__Records from a collection__
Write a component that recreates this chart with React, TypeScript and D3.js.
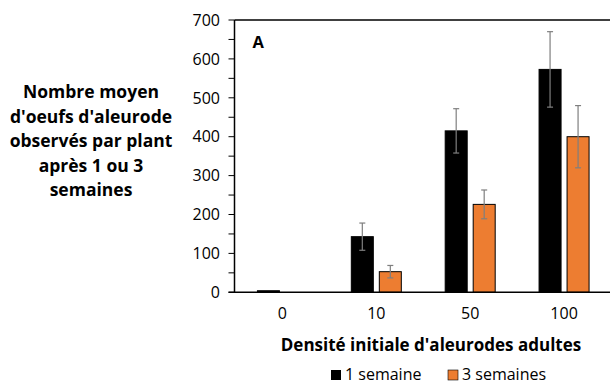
import React from "react";
import * as d3 from "d3";

const categories = ["0", "10", "50", "100"];
const seriesNames = ["1 semaine", "3 semaines"];
const week1 = [4, 143, 415, 573];
const week3 = [0, 53, 226, 400];
const week1Err = [0, 35, 57, 97];
const week3Err = [0, 16, 37, 80];
const yTicks = [0, 100, 200, 300, 400, 500, 600, 700];
const yMinorTicks = [50, 150, 250, 350, 450, 550, 650];
const colors = ["#000000", "#ED7D31"];
const yLabelLines = [
  "Nombre moyen",
  "d'oeufs d'aleurode",
  "observés par plant",
  "après 1 ou 3",
  "semaines",
];

const W = 610;
const H = 385;
const left = 234.5;
const right = 611;
const top = 20;
const bottom = 292.3;
const font = "'Open Sans', sans-serif";

export default function App() {
  const x = d3.scaleBand().domain(categories).range([left + 1, right]).paddingInner(0).paddingOuter(0);
  const y = d3.scaleLinear().domain([0, 700]).range([bottom, top]);
  const barW = 22;
  const gap = 6;
  const series = [week1, week3];
  const errs = [week1Err, week3Err];

  return (
    <svg width={W} height={H} style={{ position: "absolute", left: 0, top: 0, background: "#fff" }}>
      {/* Frame */}
      <line x1={left} x2={right} y1={top} y2={top} stroke="#000" strokeWidth={1.5} />
      <line x1={left} x2={left} y1={top} y2={bottom} stroke="#000" strokeWidth={1.5} />

      {/* Y ticks */}
      {yTicks.concat(yMinorTicks).map((t) => (
        <line key={"t" + t} x1={left - 6} x2={left} y1={y(t)} y2={y(t)} stroke="#000" strokeWidth={1} />
      ))}
      {yTicks.map((t) => (
        <text key={"l" + t} x={220} y={y(t)} dy="0.36em" textAnchor="end" fontFamily={font} fontSize={16} fill="#000">
          {t}
        </text>
      ))}

      {/* Bars */}
      {categories.map((c, i) => {
        const cx = (x(c) as number) + x.bandwidth() / 2;
        return series.map((s, k) => {
          const bx = k === 0 ? cx - gap / 2 - barW : cx + gap / 2;
          const v = s[i];
          if (v <= 0) return null;
          const e = errs[k][i];
          const mid = bx + barW / 2;
          return (
            <g key={c + k}>
              <rect
                x={bx}
                y={y(v)}
                width={barW}
                height={bottom - y(v)}
                fill={colors[k]}
                stroke="#000"
                strokeWidth={1}
              />
              {e > 0 && (
                <g stroke="#7f7f7f" strokeWidth={1.2}>
                  <line x1={mid} x2={mid} y1={y(v + e)} y2={y(v - e)} />
                  <line x1={mid - 3} x2={mid + 3} y1={y(v + e)} y2={y(v + e)} />
                  <line x1={mid - 3} x2={mid + 3} y1={y(v - e)} y2={y(v - e)} />
                </g>
              )}
            </g>
          );
        });
      })}

      {/* X axis */}
      <line x1={left - 6} x2={right} y1={bottom} y2={bottom} stroke="#000" strokeWidth={1.5} />
      {categories.map((c) => (
        <text
          key={"x" + c}
          x={(x(c) as number) + x.bandwidth() / 2}
          y={313}
          dy="0.36em"
          textAnchor="middle"
          fontFamily={font}
          fontSize={16}
          fill="#000"
        >
          {c}
        </text>
      ))}

      <text x={252.5} y={42} dy="0.36em" fontFamily={font} fontSize={16.5} fontWeight="bold" fill="#000">
        A
      </text>

      {/* Axis titles */}
      <text x={431} y={345} dy="0.36em" textAnchor="middle" fontFamily={font} fontSize={17} fontWeight="bold" fill="#000">
        Densité initiale d'aleurodes adultes
      </text>
      {yLabelLines.map((l, i) => (
        <text
          key={l}
          x={91}
          y={92 + i * 24.5}
          dy="0.36em"
          textAnchor="middle"
          fontFamily={font}
          fontSize={17.5}
          fontWeight="bold"
          fill="#000"
        >
          {l}
        </text>
      ))}

      {/* Legend */}
      {seriesNames.map((n, k) => {
        const lx = k === 0 ? 331 : 448;
        return (
          <g key={n}>
            <rect x={lx} y={370} width={10} height={10} fill={colors[k]} stroke={k === 1 ? "#000" : "none"} strokeWidth={0.6} />
            <text x={lx + 14} y={374} dy="0.36em" fontFamily={font} fontSize={16} fill="#000">
              {n}
            </text>
          </g>
        );
      })}
    </svg>
  );
}
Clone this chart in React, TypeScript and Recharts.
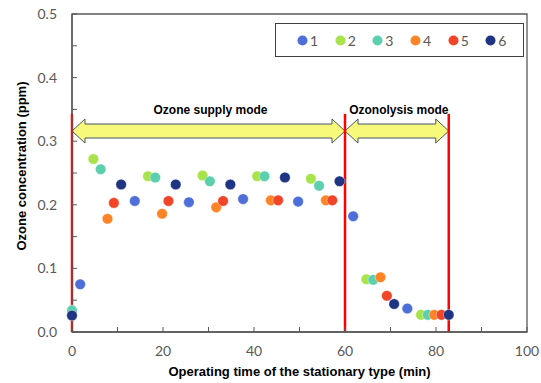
import React from "react";
import {
  ScatterChart,
  Scatter,
  XAxis,
  YAxis,
  ReferenceLine,
  ReferenceArea,
  Legend,
} from "recharts";

// sampling times (min) and ozone concentration (ppm) for each run
const run1Time = [1.8, 13.8, 25.7, 37.6, 49.7, 61.8, 73.7];
const run1Ppm = [0.075, 0.206, 0.204, 0.209, 0.205, 0.182, 0.037];
const run2Time = [4.7, 16.7, 28.7, 40.7, 52.5, 64.7, 76.7];
const run2Ppm = [0.272, 0.245, 0.246, 0.245, 0.241, 0.083, 0.027];
const run3Time = [0, 6.3, 18.3, 30.3, 42.3, 54.3, 66.2, 78.2];
const run3Ppm = [0.034, 0.256, 0.243, 0.237, 0.245, 0.23, 0.082, 0.027];
const run4Time = [7.8, 19.8, 31.7, 43.7, 55.8, 67.8, 79.6];
const run4Ppm = [0.178, 0.186, 0.196, 0.207, 0.207, 0.086, 0.027];
const run5Time = [9.2, 21.2, 33.2, 45.3, 57.2, 69.2, 81.2];
const run5Ppm = [0.203, 0.206, 0.206, 0.207, 0.207, 0.057, 0.027];
const run6Time = [0, 10.8, 22.8, 34.8, 46.8, 58.8, 70.8, 82.8];
const run6Ppm = [0.026, 0.232, 0.232, 0.232, 0.243, 0.237, 0.044, 0.027];

const runNames = ["1", "2", "3", "4", "5", "6"];
const runColors = ["#4f6fd8", "#a8e34c", "#5ccfae", "#ff8427", "#f04528", "#1f3482"];

const modeNames = ["Ozone supply mode", "Ozonolysis mode"];
const modeStart = [0, 60];
const modeEnd = [60, 82.8];
const arrowLow = 0.305;
const arrowHigh = 0.327;
const redLineTop = 0.343;

const xTicks = [0, 10, 20, 30, 40, 50, 60, 70, 80, 90, 100];
const yTicks = [0, 0.05, 0.1, 0.15, 0.2, 0.25, 0.3, 0.35, 0.4, 0.45, 0.5];

const runs = [
  [run1Time, run1Ppm],
  [run2Time, run2Ppm],
  [run3Time, run3Ppm],
  [run4Time, run4Ppm],
  [run5Time, run5Ppm],
  [run6Time, run6Ppm],
].map(([t, p]) => t.map((time, i) => ({ time, ppm: p[i] })));

const AXIS = "#595959";
const TITLE_FONT = "'Liberation Sans', Arial, sans-serif";

const XTick = ({ x, y, payload }: any) => {
  if (payload.value % 20 !== 0) return null;
  return (
    <text x={x} y={y} dy={19} textAnchor="middle" fill={AXIS} fontSize={14} fontFamily="Lato, sans-serif">
      {payload.value}
    </text>
  );
};

const YTick = ({ x, y, payload }: any) => {
  if (Math.round(payload.value * 100) % 10 !== 0) return null;
  return (
    <text x={x} y={y} dy={5} textAnchor="end" fill={AXIS} fontSize={14} fontFamily="Lato, sans-serif">
      {payload.value.toFixed(1)}
    </text>
  );
};

const Dot = ({ cx, cy, fill }: any) => (
  <circle cx={cx} cy={cy} r={5.3} fill={fill} stroke="#ffffff" strokeOpacity={0.5} strokeWidth={0.8} />
);

const DoubleArrow = ({ x, y, width, height, title }: any) => {
  const mid = y + height / 2;
  const half = height / 2;
  const headH = half + 5;
  const headL = 13;
  const a = x;
  const b = x + width;
  const pts = [
    [a, mid],
    [a + headL, mid - headH],
    [a + headL, mid - half],
    [b - headL, mid - half],
    [b - headL, mid - headH],
    [b, mid],
    [b - headL, mid + headH],
    [b - headL, mid + half],
    [a + headL, mid + half],
    [a + headL, mid + headH],
  ]
    .map((p) => p.join(","))
    .join(" ");
  return (
    <g>
      <polygon points={pts} fill="#f7f97a" stroke="#44546a" strokeWidth={1} />
      <text
        x={a + width / 2 + 2}
        y={mid - 17}
        textAnchor="middle"
        fontSize={12}
        fontWeight="bold"
        fill="#000"
        fontFamily={TITLE_FONT}
      >
        {title}
      </text>
    </g>
  );
};

const YTitle = ({ viewBox }: any) => {
  const cx = viewBox.x + 4;
  const cy = viewBox.y + viewBox.height / 2 - 7;
  return (
    <text
      x={cx}
      y={cy}
      transform={`rotate(-90 ${cx} ${cy})`}
      textAnchor="middle"
      fontSize={13}
      fontWeight="bold"
      fill="#000"
      fontFamily={TITLE_FONT}
    >
      Ozone concentration  (ppm)
    </text>
  );
};

const LegendBox = ({ payload }: any) => (
  <div
    style={{
      boxSizing: "border-box",
      width: 249,
      height: 34,
      border: "1.5px solid #404040",
      display: "flex",
      alignItems: "center",
      paddingLeft: 21,
      background: "#fff",
    }}
  >
    {(payload || []).map((p: any) => (
      <div key={p.value} style={{ display: "flex", alignItems: "center", width: 38.5 }}>
        <svg width={11} height={11}>
          <circle cx={5.5} cy={5.5} r={5} fill={p.color} />
        </svg>
        <span style={{ color: AXIS, fontSize: 14, marginLeft: 2, fontFamily: "Lato, sans-serif" }}>{p.value}</span>
      </div>
    ))}
  </div>
);

export default function App() {
  return (
    <div style={{ position: "absolute", left: 0, top: 0, background: "#fff" }}>
      <ScatterChart width={541} height={383} margin={{ top: 14, right: 14, bottom: 21, left: 22 }}>
        <XAxis
          type="number"
          dataKey="time"
          domain={[0, 100]}
          ticks={xTicks}
          interval={0}
          tickSize={-5}
          tickMargin={10}
          tick={<XTick />}
          height={30}
          axisLine={{ stroke: AXIS, strokeWidth: 1.3 }}
          tickLine={{ stroke: AXIS }}
          label={{
            value: "Operating time of the stationary type  (min)",
            position: "insideBottom",
            offset: -14,
            fill: "#000",
            fontSize: 13,
            fontWeight: "bold",
            fontFamily: TITLE_FONT,
          }}
        />
        <YAxis
          type="number"
          dataKey="ppm"
          domain={[0, 0.5]}
          ticks={yTicks}
          interval={0}
          tickSize={-5}
          tickMargin={20}
          tick={<YTick />}
          width={50}
          axisLine={{ stroke: AXIS, strokeWidth: 1.3 }}
          tickLine={{ stroke: AXIS }}
          label={{ content: <YTitle /> }}
        />
        <ReferenceArea x1={0} x2={100} y1={0} y2={0.5} fill="none" stroke={AXIS} strokeWidth={1.3} />
        {[modeStart[0], modeEnd[0], modeEnd[1]].map((v) => (
          <ReferenceLine
            key={v}
            segment={[
              { x: v, y: 0 },
              { x: v, y: redLineTop },
            ]}
            stroke="#ff0000"
            strokeWidth={2.5}
          />
        ))}
        {modeNames.map((name, i) => (
          <ReferenceArea
            key={name}
            x1={modeStart[i]}
            x2={modeEnd[i]}
            y1={arrowLow}
            y2={arrowHigh}
            shape={(p: any) => <DoubleArrow {...p} title={name} />}
          />
        ))}
        <Legend
          layout="horizontal"
          align="center"
          verticalAlign="middle"
          content={<LegendBox />}
          wrapperStyle={{ position: "absolute", left: 275, top: 23, width: 249, height: 34 }}
        />
        {runs.map((data, i) => (
          <Scatter
            key={runNames[i]}
            name={runNames[i]}
            data={data}
            fill={runColors[i]}
            shape={<Dot />}
            isAnimationActive={false}
          />
        ))}
      </ScatterChart>
    </div>
  );
}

__CHALLENGE__
The lines from the start of the entries above through the one containing "import * as" are to be retyped exactly, and no others. Pictures are left out.

__FINISHED ANSWER__
Write a component that recreates this chart with React, TypeScript and D3.js.
import React from "react";
import * as d3 from "d3";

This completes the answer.